La Commission européenne a pris mardi deux décisions dans la «guerre des brevets» qui fait rage entre acteurs de la téléphonie mobile, en s'abstenant d'infliger une amende à Motorola Mobility et en acceptant les engagements de Samsung, tous deux accusés d'abus de position dominante.

La Commission européenne, gardienne de la concurrence en Europe, avait adressé en mai 2013 une communication des griefs à Motorola Mobility, filiale de Google, à qui elle reprochait d'avoir déposé abusivement une injonction contre Apple en Allemagne pour le viol de ses brevets dans la téléphonie mobile.

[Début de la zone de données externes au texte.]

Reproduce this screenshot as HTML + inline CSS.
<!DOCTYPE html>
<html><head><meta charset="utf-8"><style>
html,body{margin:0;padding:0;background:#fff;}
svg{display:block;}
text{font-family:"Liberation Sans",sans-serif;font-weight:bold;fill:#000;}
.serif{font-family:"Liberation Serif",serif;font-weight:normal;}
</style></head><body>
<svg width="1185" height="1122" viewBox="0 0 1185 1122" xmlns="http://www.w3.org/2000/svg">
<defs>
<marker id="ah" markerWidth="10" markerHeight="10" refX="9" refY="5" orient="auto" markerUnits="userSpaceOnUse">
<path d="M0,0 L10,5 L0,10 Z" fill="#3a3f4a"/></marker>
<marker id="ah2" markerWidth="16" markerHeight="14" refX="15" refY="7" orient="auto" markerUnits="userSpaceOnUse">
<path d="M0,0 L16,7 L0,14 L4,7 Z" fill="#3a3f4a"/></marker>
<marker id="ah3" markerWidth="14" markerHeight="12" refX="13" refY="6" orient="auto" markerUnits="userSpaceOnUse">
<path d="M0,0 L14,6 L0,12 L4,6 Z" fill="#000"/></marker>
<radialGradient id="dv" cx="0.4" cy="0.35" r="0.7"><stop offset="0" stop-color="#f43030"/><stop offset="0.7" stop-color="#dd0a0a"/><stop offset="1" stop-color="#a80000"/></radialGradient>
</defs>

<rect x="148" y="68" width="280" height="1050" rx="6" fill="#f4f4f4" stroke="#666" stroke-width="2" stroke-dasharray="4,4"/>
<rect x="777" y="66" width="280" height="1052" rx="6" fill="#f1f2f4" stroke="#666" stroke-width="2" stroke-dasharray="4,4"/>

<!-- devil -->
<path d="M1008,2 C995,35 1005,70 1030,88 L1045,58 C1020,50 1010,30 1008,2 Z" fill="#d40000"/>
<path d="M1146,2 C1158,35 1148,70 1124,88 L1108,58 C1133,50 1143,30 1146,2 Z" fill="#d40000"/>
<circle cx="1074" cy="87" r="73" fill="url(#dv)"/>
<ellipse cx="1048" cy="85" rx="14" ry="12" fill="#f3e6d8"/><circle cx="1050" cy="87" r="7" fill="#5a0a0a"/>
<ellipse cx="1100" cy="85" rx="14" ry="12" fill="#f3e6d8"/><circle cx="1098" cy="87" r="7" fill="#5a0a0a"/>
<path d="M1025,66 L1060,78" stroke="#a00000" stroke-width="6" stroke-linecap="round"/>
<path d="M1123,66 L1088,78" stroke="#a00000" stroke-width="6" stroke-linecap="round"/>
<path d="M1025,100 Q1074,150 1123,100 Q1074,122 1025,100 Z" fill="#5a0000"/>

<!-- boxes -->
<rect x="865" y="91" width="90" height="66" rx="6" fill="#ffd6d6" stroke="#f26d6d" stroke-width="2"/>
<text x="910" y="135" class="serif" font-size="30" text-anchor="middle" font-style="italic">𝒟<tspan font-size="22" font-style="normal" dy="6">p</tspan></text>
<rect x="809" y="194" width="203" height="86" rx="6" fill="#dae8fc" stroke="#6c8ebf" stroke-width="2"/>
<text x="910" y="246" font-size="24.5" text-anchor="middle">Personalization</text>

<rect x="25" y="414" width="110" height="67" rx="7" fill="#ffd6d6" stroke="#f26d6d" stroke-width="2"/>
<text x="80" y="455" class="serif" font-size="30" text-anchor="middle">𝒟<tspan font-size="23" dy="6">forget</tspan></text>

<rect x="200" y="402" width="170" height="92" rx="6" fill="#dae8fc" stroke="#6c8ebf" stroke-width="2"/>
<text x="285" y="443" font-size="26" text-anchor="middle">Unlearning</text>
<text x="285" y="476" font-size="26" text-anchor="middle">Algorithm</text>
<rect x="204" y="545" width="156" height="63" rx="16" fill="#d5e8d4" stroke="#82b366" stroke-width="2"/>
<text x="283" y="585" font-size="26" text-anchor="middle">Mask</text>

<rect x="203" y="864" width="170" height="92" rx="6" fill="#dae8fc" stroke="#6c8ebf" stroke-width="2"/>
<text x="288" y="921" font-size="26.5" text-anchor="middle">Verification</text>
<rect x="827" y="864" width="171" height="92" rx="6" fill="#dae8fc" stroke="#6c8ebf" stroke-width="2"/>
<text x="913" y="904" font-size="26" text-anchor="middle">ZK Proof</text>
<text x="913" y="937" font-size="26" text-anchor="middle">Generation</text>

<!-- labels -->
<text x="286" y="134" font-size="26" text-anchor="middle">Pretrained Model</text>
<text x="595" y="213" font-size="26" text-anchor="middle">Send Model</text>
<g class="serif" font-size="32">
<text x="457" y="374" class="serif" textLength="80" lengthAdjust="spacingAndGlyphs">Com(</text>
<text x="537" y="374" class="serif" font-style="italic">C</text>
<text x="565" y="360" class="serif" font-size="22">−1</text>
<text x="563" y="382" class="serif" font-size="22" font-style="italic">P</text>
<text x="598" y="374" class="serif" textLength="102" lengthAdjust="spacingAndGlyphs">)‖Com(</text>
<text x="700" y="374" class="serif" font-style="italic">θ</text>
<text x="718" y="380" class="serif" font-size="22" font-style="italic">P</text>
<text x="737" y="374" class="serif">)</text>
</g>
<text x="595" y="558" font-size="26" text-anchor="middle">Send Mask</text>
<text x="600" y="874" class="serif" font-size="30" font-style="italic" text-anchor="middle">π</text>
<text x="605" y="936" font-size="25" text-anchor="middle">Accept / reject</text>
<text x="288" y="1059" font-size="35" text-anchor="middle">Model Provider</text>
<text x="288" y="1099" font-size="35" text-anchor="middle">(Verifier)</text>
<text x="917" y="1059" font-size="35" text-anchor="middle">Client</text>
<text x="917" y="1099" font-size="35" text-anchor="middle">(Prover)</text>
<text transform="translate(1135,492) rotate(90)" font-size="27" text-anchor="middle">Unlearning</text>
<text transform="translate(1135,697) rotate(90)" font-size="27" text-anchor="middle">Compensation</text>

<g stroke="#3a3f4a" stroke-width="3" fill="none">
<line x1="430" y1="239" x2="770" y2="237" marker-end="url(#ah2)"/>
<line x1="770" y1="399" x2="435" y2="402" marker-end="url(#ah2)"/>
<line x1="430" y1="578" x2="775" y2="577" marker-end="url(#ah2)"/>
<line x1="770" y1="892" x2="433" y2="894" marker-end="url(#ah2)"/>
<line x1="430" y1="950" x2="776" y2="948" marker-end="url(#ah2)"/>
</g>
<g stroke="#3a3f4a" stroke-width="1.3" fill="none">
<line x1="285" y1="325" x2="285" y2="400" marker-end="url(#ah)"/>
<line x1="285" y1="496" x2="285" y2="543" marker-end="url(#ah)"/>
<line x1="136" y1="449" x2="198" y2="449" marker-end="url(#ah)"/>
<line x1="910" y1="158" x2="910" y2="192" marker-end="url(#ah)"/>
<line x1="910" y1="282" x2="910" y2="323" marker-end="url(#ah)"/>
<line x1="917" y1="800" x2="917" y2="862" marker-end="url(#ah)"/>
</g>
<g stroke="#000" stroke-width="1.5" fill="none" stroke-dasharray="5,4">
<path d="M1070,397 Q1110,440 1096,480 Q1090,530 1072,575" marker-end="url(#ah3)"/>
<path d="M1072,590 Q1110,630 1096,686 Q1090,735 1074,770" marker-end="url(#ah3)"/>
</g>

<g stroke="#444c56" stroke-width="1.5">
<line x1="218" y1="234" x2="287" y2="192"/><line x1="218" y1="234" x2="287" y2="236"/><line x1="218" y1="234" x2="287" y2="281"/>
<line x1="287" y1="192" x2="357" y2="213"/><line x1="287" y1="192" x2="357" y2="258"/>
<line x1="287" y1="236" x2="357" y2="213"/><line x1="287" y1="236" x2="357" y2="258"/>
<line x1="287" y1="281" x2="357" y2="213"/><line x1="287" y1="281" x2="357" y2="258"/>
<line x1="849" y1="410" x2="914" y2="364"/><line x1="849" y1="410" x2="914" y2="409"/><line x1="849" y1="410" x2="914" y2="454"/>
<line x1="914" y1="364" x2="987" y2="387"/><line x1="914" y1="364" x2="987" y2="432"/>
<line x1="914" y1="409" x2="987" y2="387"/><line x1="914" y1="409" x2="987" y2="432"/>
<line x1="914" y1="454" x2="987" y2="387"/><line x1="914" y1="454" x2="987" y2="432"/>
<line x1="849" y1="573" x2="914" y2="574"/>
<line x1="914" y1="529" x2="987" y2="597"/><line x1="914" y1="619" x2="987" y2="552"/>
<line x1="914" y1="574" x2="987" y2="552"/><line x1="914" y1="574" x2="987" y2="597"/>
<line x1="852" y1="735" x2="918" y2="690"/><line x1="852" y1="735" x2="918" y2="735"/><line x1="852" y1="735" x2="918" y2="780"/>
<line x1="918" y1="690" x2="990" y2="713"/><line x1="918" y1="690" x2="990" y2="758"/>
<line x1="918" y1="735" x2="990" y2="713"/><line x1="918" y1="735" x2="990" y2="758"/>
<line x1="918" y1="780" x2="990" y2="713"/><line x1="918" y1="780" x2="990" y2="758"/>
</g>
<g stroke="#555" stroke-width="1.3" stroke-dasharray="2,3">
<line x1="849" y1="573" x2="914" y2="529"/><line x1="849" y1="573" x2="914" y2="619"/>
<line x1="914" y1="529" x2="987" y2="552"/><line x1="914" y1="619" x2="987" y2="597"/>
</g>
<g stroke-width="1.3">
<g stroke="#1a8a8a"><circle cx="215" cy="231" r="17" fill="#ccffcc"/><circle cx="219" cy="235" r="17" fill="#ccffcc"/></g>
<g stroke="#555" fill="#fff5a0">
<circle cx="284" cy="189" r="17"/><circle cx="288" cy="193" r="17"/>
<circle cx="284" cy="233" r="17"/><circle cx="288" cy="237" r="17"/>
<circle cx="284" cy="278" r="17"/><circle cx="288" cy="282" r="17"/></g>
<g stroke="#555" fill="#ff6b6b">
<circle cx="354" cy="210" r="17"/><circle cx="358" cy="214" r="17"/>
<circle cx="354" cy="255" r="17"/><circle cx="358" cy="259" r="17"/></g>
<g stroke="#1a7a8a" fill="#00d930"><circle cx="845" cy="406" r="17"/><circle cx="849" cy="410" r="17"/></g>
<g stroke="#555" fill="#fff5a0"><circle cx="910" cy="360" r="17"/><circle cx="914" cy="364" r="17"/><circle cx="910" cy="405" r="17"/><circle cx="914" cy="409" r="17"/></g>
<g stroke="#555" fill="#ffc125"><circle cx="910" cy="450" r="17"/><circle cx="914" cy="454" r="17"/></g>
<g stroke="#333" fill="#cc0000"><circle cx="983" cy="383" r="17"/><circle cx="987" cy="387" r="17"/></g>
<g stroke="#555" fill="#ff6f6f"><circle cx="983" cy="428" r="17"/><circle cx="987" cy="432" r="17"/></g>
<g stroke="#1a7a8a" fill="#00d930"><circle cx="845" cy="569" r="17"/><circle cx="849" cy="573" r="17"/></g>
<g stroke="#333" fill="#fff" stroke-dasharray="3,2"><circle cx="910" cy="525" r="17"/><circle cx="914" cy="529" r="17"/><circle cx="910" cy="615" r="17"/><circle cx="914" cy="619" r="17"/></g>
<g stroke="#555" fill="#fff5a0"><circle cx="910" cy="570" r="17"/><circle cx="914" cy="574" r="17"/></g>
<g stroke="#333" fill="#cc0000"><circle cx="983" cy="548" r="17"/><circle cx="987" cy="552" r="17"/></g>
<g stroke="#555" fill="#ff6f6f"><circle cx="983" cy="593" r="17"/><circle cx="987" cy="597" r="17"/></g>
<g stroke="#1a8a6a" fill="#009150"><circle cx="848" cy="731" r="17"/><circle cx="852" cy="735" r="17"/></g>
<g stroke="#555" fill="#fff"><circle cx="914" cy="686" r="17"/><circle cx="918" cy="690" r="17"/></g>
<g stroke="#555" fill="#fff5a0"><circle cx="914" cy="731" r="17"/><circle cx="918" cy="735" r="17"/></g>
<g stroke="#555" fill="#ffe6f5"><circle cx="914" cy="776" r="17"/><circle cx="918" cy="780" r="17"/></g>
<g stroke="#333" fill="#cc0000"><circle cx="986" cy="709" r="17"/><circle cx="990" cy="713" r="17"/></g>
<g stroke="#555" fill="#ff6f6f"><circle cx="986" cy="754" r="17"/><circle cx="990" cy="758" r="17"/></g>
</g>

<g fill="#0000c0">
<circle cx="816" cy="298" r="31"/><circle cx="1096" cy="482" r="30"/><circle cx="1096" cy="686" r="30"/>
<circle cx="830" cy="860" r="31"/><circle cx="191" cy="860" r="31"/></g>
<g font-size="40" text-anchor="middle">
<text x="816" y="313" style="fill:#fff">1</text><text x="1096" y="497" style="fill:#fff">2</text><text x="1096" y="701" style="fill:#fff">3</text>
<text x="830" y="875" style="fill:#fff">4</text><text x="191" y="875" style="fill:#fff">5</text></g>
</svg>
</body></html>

Motorola Mobility, concepteur de téléphones intelligents et de tablettes, détient des brevets dits «essentiels» liés à des normes: il s'agit de brevets incontournables pour faire fonctionner des technologies largement répandues.

Motorola Mobility s'était engagé à concéder des licences pour ces brevets à des conditions équitables, raisonnables et non discriminatoires, mais la Commission estimait que l'injonction visant Apple en Allemagne allait à l'encontre de ces engagements.

Les injonctions déposées en justice impliquent généralement l'interdiction à la vente du produit violant le brevet. Y recourir de manière abusive risque de nuire aux consommateurs en réduisant la concurrence, estime la Commission.

Dans sa décision de mardi, l'exécutif européen a jugé que l'injonction de Motorola contre Apple est bel et bien abusive et constitue un abus de position dominante, en violation des règles européennes.

En conséquence, la Commission a ordonné à Motorola Mobility d'éliminer les effets négatifs résultant de cet abus. En revanche, elle s'est abstenue de lui infliger une amende, qui aurait pu en théorie s'élever à 10% du chiffre d'affaires du groupe.

«C'était la première fois que nous avions à traiter d'un cas de brevet essentiel», a souligné au cours d'une conférence de presse le commissaire européen chargé de la Concurrence, Joaquin Almunia, pour expliquer cette décision. De plus, des tribunaux de différents États membres sont parvenus à des conclusions contradictoires dans ce genre de cas, a-t-il souligné.

Dans une décision séparée mais sur un sujet semblable, la Commission européenne a accepté les engagements proposés par le géant sud-coréen Samsung, et les a rendus juridiquement contraignants.

Il était également reproché à Samsung d'avoir abusé de sa position dominante en matière de brevets en cherchant à obtenir des injonctions injustifiées devant plusieurs tribunaux européens contre ses concurrents, en particulier Apple.

En vertu de ses engagements, Samsung s'abstiendra de recourir à des injonctions contre les entreprises qui accepteront un cadre de concession de licences spécifiques concernant les brevets essentiels pour la téléphonie mobile.

Ces deux décisions «apportent de la clarté juridique sur les circonstances dans lesquelles les injonctions pour faire respecter des brevets essentiels à une norme peuvent être anticoncurrentielles. Cela contribuera aussi à assurer le bon fonctionnement du processus de fixation des normes en Europe», a souligné M. Almunia.

Un autre épisode de la guerre des brevets est toujours en cours à Bruxelles: Microsoft a saisi en février 2012 la Commission contre Google et Motorola Mobility, qu'il accusait d'utiliser leurs brevets essentiels pour tenter de bloquer les ventes de ses produits, notamment les consoles de jeu XBox.

Les services de la direction générale de la concurrence travaillent sur ce dossier, «mais n'en sont pas encore à la phase finale», a indiqué mardi M. Almunia.